Dance of the Hours
Hours and ours, sharing my photos on World Photo Day Photography Day
I have been searching through a lot of dad’s artwork recently and I came across Dance of the Hours. Dad’s picture Dance of the Hours ( Danza Delle Ore ) is based on act 3 the finale of the opera La Gioconda, composed by Amilcare Ponchielli. Dad actually loved the Disney interpretation of Dance of the Hours in the film Fantasia, it depicts the hours of the day dancing away. Dad also made me learn how to play it on the piano when I was a child and it’s only listhening to it now that I can remember practicing it.
It was really strange I was walking back from The Bund in Shanghai and I just looked up and saw this big clock outside Tiffany and Co and under the big clock was a statue of a man holding the clock on his shoulders. I suddenly found myself thinking and photographing the clock first I was close then I started walking backwards from the image so it became smaller. I had just a 35mm prime lens on the camera and my legs were my zoom.
I remember thinking, about time and the weight of the world on the shoulders of the statue, who I presume was Atlas, the Titan carrying the weight of the world on his shoulders. It sort of reflected my state of mind, I was thinking about time and how quickly it passes, how little time we have, what have I accomplished, how I have messed up in certain areas and how I couldn’t control time or things that were happening, it became a heavy weight on my shoulders, I was in an extremely reflective place.
From the moment we are born, time starts ticking, the expression ticking time bomb really was how things felt in my mind. We have a limited amount of time in our lives, time stops for no man we cannot control it. We can only make the most of the time we have in that moment, we can not change time, once a moment has past it has gone forever we can only do the best thing going forward.

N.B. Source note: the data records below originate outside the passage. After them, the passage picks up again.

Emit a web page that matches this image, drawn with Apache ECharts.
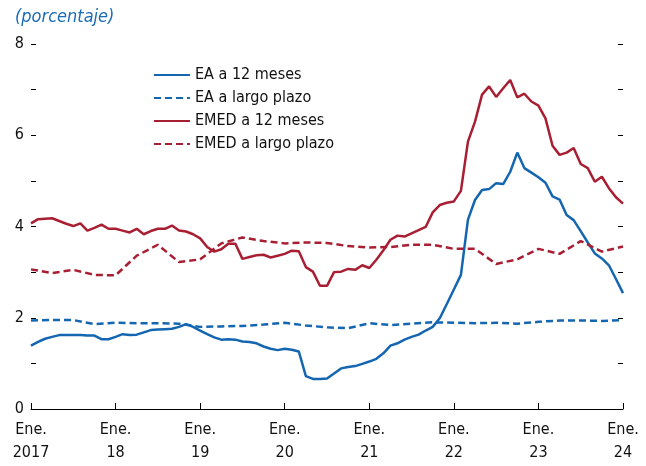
<!DOCTYPE html>
<html>
<head>
<meta charset="utf-8">
<script src="https://cdn.jsdelivr.net/npm/echarts@6/dist/echarts.min.js"></script>
<style>
	html, body { margin: 0; padding: 0; background: #fff; }
	#chart { width: 646px; height: 466px; }
</style>
</head>
<body>
<div id="chart"></div>
<script>
	// meses ene. 2017 - ene. 2024
	var months = [];
	for (var y = 2017; y <= 2024; y++) {
		for (var m = 1; m <= 12; m++) {
			if (y === 2024 && m > 1) break;
			months.push(y + '-' + (m < 10 ? '0' : '') + m);
		}
	}

	// EA a 12 meses (mensual)
	var eaDoce = [1.39, 1.47, 1.54, 1.58, 1.62, 1.62, 1.62, 1.62, 1.61, 1.61,
		1.53, 1.53, 1.58, 1.64, 1.62, 1.63, 1.68, 1.73, 1.74, 1.75,
		1.76, 1.80, 1.86, 1.80, 1.72, 1.64, 1.57, 1.52, 1.53, 1.52,
		1.48, 1.47, 1.44, 1.37, 1.32, 1.29, 1.32, 1.30, 1.26, 0.72,
		0.66, 0.66, 0.67, 0.78, 0.89, 0.92, 0.94, 0.99, 1.04, 1.10,
		1.22, 1.39, 1.44, 1.52, 1.58, 1.63, 1.72, 1.80, 1.99, 2.30,
		2.62, 2.94, 4.15, 4.58, 4.80, 4.82, 4.95, 4.93, 5.20, 5.62,
		5.28, 5.18, 5.08, 4.96, 4.66, 4.59, 4.25, 4.14, 3.90, 3.65,
		3.41, 3.30, 3.15, 2.85, 2.54];

	// EMED a 12 meses (mensual)
	var emedDoce = [4.07, 4.16, 4.17, 4.18, 4.12, 4.06, 4.01, 4.07, 3.91, 3.97,
		4.04, 3.95, 3.95, 3.91, 3.87, 3.95, 3.83, 3.90, 3.95, 3.95,
		4.02, 3.91, 3.89, 3.83, 3.74, 3.55, 3.45, 3.50, 3.62, 3.62,
		3.29, 3.33, 3.37, 3.38, 3.32, 3.36, 3.40, 3.47, 3.46, 3.11,
		3.01, 2.70, 2.70, 3.00, 3.01, 3.07, 3.05, 3.15, 3.09, 3.27,
		3.48, 3.71, 3.80, 3.78, 3.85, 3.92, 3.99, 4.31, 4.47, 4.52,
		4.55, 4.78, 5.86, 6.30, 6.89, 7.07, 6.84, 7.03, 7.21, 6.83,
		6.91, 6.74, 6.65, 6.37, 5.77, 5.57, 5.62, 5.72, 5.37, 5.28,
		4.98, 5.09, 4.84, 4.64, 4.50];

	// largo plazo (trimestral)
	var eaLargo = [1.94, 1.95, 1.95, 1.86, 1.89, 1.88, 1.88, 1.87, 1.80, 1.81,
		1.82, 1.85, 1.89, 1.83, 1.79, 1.77, 1.88, 1.84, 1.87, 1.90,
		1.89, 1.88, 1.89, 1.87, 1.91, 1.94, 1.94, 1.93, 1.95];
	var emedLargo = [3.06, 2.98, 3.05, 2.94, 2.93, 3.36, 3.60, 3.22, 3.28, 3.63,
		3.76, 3.68, 3.63, 3.65, 3.64, 3.57, 3.54, 3.55, 3.60, 3.60,
		3.51, 3.51, 3.18, 3.28, 3.51, 3.40, 3.68, 3.45, 3.56];

	var azul = '#1566b0';
	var rojo = '#a81f33';
	var fuente = "'Liberation Sans Narrow', 'DejaVu Sans Condensed', Arial, sans-serif";

	// trimestral -> eje mensual (huecos vacíos)
	function toMonthly(q) {
		var out = [];
		for (var i = 0; i < months.length; i++) {
			out.push(i % 3 === 0 ? q[i / 3] : null);
		}
		return out;
	}

	var chart = echarts.init(document.getElementById('chart'));

	var yBase = {
		type: 'value',
		min: 0,
		max: 8,
		interval: 1,
		axisLine: { show: false },
		axisTick: { show: true, inside: true, length: 5, lineStyle: { color: '#000' } },
		splitLine: { show: false }
	};

	chart.setOption({
		animation: false,
		title: {
			text: '(porcentaje)',
			left: 10,
			top: 3,
			textStyle: { fontFamily: fuente, fontStyle: 'italic', fontWeight: 'normal', fontSize: 18, color: '#1a6cb5' }
		},
		grid: { left: 31, right: 23, top: 44, bottom: 57 },
		legend: {
			orient: 'vertical',
			left: 148,
			top: 62,
			itemWidth: 36,
			itemHeight: 14,
			itemGap: 7,
			itemStyle: { opacity: 0 },
			textStyle: { fontFamily: fuente, fontSize: 16, color: '#111' },
			data: ['EA a 12 meses', 'EA a largo plazo', 'EMED a 12 meses', 'EMED a largo plazo']
		},
		xAxis: {
			type: 'category',
			data: months,
			boundaryGap: false,
			axisLine: { lineStyle: { color: '#000', width: 1 } },
			axisTick: { inside: true, length: 6, interval: 11, lineStyle: { color: '#000' } },
			axisLabel: {
				interval: 11,
				margin: 9,
				fontFamily: fuente,
				fontSize: 16,
				lineHeight: 23,
				color: '#111',
				formatter: function(v) {
					var yr = v.slice(0, 4);
					return 'Ene.\n' + (yr === '2017' ? yr : yr.slice(2));
				}
			}
		},
		yAxis: [
			Object.assign({}, yBase, {
				position: 'left',
				axisLabel: {
					margin: 7,
					fontFamily: fuente,
					fontSize: 16,
					color: '#111',
					formatter: function(v) { return v % 2 === 0 ? v : ''; }
				}
			}),
			Object.assign({}, yBase, { position: 'right', axisLabel: { show: false } })
		],
		series: [{
			name: 'EA a 12 meses',
			type: 'line',
			symbol: 'none',
			data: eaDoce,
			lineStyle: { color: azul, width: 2.5 },
			itemStyle: { color: azul }
		}, {
			name: 'EA a largo plazo',
			type: 'line',
			symbol: 'none',
			connectNulls: true,
			data: toMonthly(eaLargo),
			lineStyle: { color: azul, width: 2.5, type: [7, 4] },
			itemStyle: { color: azul }
		}, {
			name: 'EMED a 12 meses',
			type: 'line',
			symbol: 'none',
			data: emedDoce,
			lineStyle: { color: rojo, width: 2.5 },
			itemStyle: { color: rojo }
		}, {
			name: 'EMED a largo plazo',
			type: 'line',
			symbol: 'none',
			connectNulls: true,
			data: toMonthly(emedLargo),
			lineStyle: { color: rojo, width: 2.5, type: [7, 4] },
			itemStyle: { color: rojo }
		}]
	});
</script>
</body>
</html>
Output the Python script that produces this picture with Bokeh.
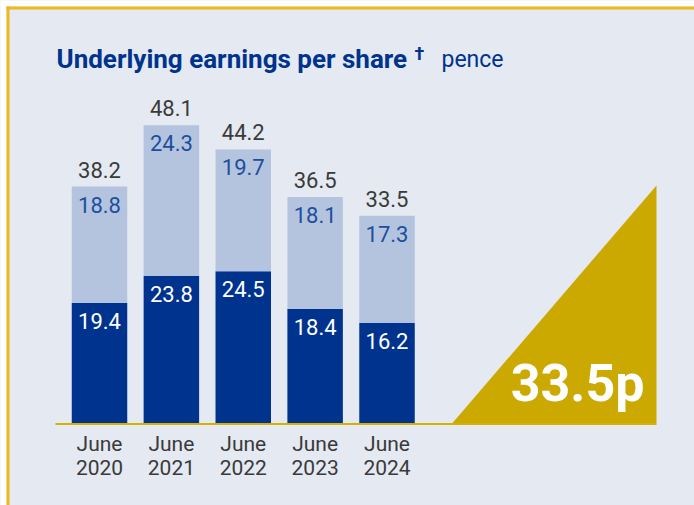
from bokeh.plotting import figure
from bokeh.models import ColumnDataSource, Range1d, Label, BoxAnnotation, PolyAnnotation
from bokeh.core.properties import value
from bokeh.embed import file_html
from bokeh.resources import INLINE

# ---- data ----
periods = ["June 2020", "June 2021", "June 2022", "June 2023", "June 2024"]
lower_values = [19.4, 23.8, 24.5, 18.4, 16.2]   # dark segment
upper_values = [18.8, 24.3, 19.7, 18.1, 17.3]   # light segment
totals = [round(a + b, 1) for a, b in zip(lower_values, upper_values)]

# ---- style ----
BG = "#E4E9F2"
DARK = "#00338D"
LIGHT = "#B4C4DE"
LIGHT_TXT = "#1D4F9F"
GREY_TXT = "#3A3A3A"
GOLD = "#CCA900"
BASE = "#D6B000"
BORDER = "#EEB81F"
FONT = "Roboto"

W, H = 694, 505

src = ColumnDataSource(dict(
    x=list(range(len(periods))),
    lower=lower_values,
    upper_top=totals,
    total=totals,
    total_txt=[f"{t:.1f}" for t in totals],
    lower_txt=[f"{v:.1f}" for v in lower_values],
    upper_txt=[f"{v:.1f}" for v in upper_values],
    month_txt=[s.split(" ")[0] for s in periods],
    year_txt=[s.split(" ")[1] for s in periods],
    zero=[0] * len(periods),
))

p = figure(
    width=W, height=H,
    x_range=Range1d(-1.3774, 8.278),
    y_range=Range1d(-13.328, 68.255),
    output_backend="svg", toolbar_location=None,
    x_axis_location=None, y_axis_location=None,
    tools="",
)
p.min_border_left = 0
p.min_border_top = 0
p.min_border_bottom = 0
p.min_border_right = 0
p.background_fill_color = BG
p.border_fill_color = BG
p.outline_line_color = None
p.xgrid.visible = False
p.ygrid.visible = False

BW = 0.772
p.vbar(x="x", bottom="zero", top="lower", width=BW, source=src, fill_color=DARK, line_color=None)
p.vbar(x="x", bottom="lower", top="upper_top", width=BW, source=src, fill_color=LIGHT, line_color=None)

# value labels
p.text(x="x", y="total", text="total_txt", source=src, text_align="center", text_baseline="alphabetic",
       y_offset=-17, text_font=value(FONT), text_font_size="22px", text_color=GREY_TXT)
p.text(x="x", y="upper_top", text="upper_txt", source=src, text_align="center", text_baseline="alphabetic",
       y_offset=18, text_font=value(FONT), text_font_size="22px", text_color=LIGHT_TXT)
p.text(x="x", y="lower", text="lower_txt", source=src, text_align="center", text_baseline="alphabetic",
       y_offset=18, text_font=value(FONT), text_font_size="22px", text_color="white")

# category labels (two lines)
p.text(x="x", y="zero", text="month_txt", source=src, text_align="center", text_baseline="alphabetic",
       y_offset=21, text_font=value(FONT), text_font_size="21px", text_color=GREY_TXT)
p.text(x="x", y="zero", text="year_txt", source=src, text_align="center", text_baseline="alphabetic",
       y_offset=45, text_font=value(FONT), text_font_size="21px", text_color=GREY_TXT)

def sbox(l, r, b, t, color):
    return BoxAnnotation(left=l, right=r, bottom=b, top=t,
                         left_units="screen", right_units="screen",
                         bottom_units="screen", top_units="screen",
                         fill_color=color, fill_alpha=1, line_color=None)

# baseline
p.add_layout(sbox(55, 656, 80.5, 82.5, BASE))

# triangle
p.add_layout(PolyAnnotation(xs=[452, 656, 656], ys=[82.5, 320, 82.5], xs_units="screen", ys_units="screen",
                            fill_color=GOLD, fill_alpha=1, line_color=None))

p.add_layout(Label(x=644, y=122, x_units="screen", y_units="screen", text=f"{totals[-1]:.1f}p",
                   text_align="right", text_baseline="alphabetic", text_font=FONT,
                   text_font_size="52px", text_font_style="bold", text_color="white"))

# page margin (white) and border lines
p.add_layout(sbox(0, W, H - 6, H, "white"))
p.add_layout(sbox(0, 6, 0, H, "white"))
p.add_layout(sbox(6, W, H - 9, H - 6, BORDER))
p.add_layout(sbox(6, 9, 0, H - 6, BORDER))

# title
p.add_layout(Label(x=56, y=446.5, x_units="screen", y_units="screen", text="Underlying earnings per share",
                   text_align="left", text_baseline="alphabetic", text_font=FONT,
                   text_font_size="26px", text_font_style="bold", text_color=DARK))
p.add_layout(Label(x=414, y=452, x_units="screen", y_units="screen", text="\u2020",
                   text_align="left", text_baseline="alphabetic", text_font=FONT,
                   text_font_size="18px", text_font_style="bold", text_color=DARK))
p.add_layout(Label(x=441, y=446, x_units="screen", y_units="screen", text="pence",
                   text_align="left", text_baseline="alphabetic", text_font=FONT,
                   text_font_size="23px", text_color=DARK))

open("out.html", "w").write(file_html(p, INLINE))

I remember reading a saying: Time is free but is priceless, you can’t own it, but you can’t use it. You can’t keep it, but you can spend it, once you’ve lost it you can never get it back.
Our life is one big fight against time and we can only do our best and make the most of each moment. We have the choice to do whatever we want with our time, you can choose do nothing and there is nothing wrong with that) or you can choose to do something and at the end of the day when we are old we can look back and reflect on how we spent our time and by that stage it’s to late to change anything because the time has passed and we will be left with less time to do things.
I started playing classical guitar at 11 and gave up playing when I was was about 19 years old. Then at 24 I was thinking about starting up again and my excuse at the time was I’m too old. I remember talking to a teacher who was in his 40s and he said: “You are not too old. Ten years from now you will be 34 and then you will wish you took it up at 24. It didn’t make too much sense at the time but as you get older time becomes more precious and you feel an overwhelming desire to do things and make time count.
The most important thing that we have right now is time and that we all have the choice of how to spend it.
It’s strange how a picture can prompt a thought or memory and then a series of other pictures that have no meaning on their own, or to anyone else, can then prompt a memory of an emotion you felt.
This is what I love about photography. Every picture tells a story. I feel blessed to have photography in my life.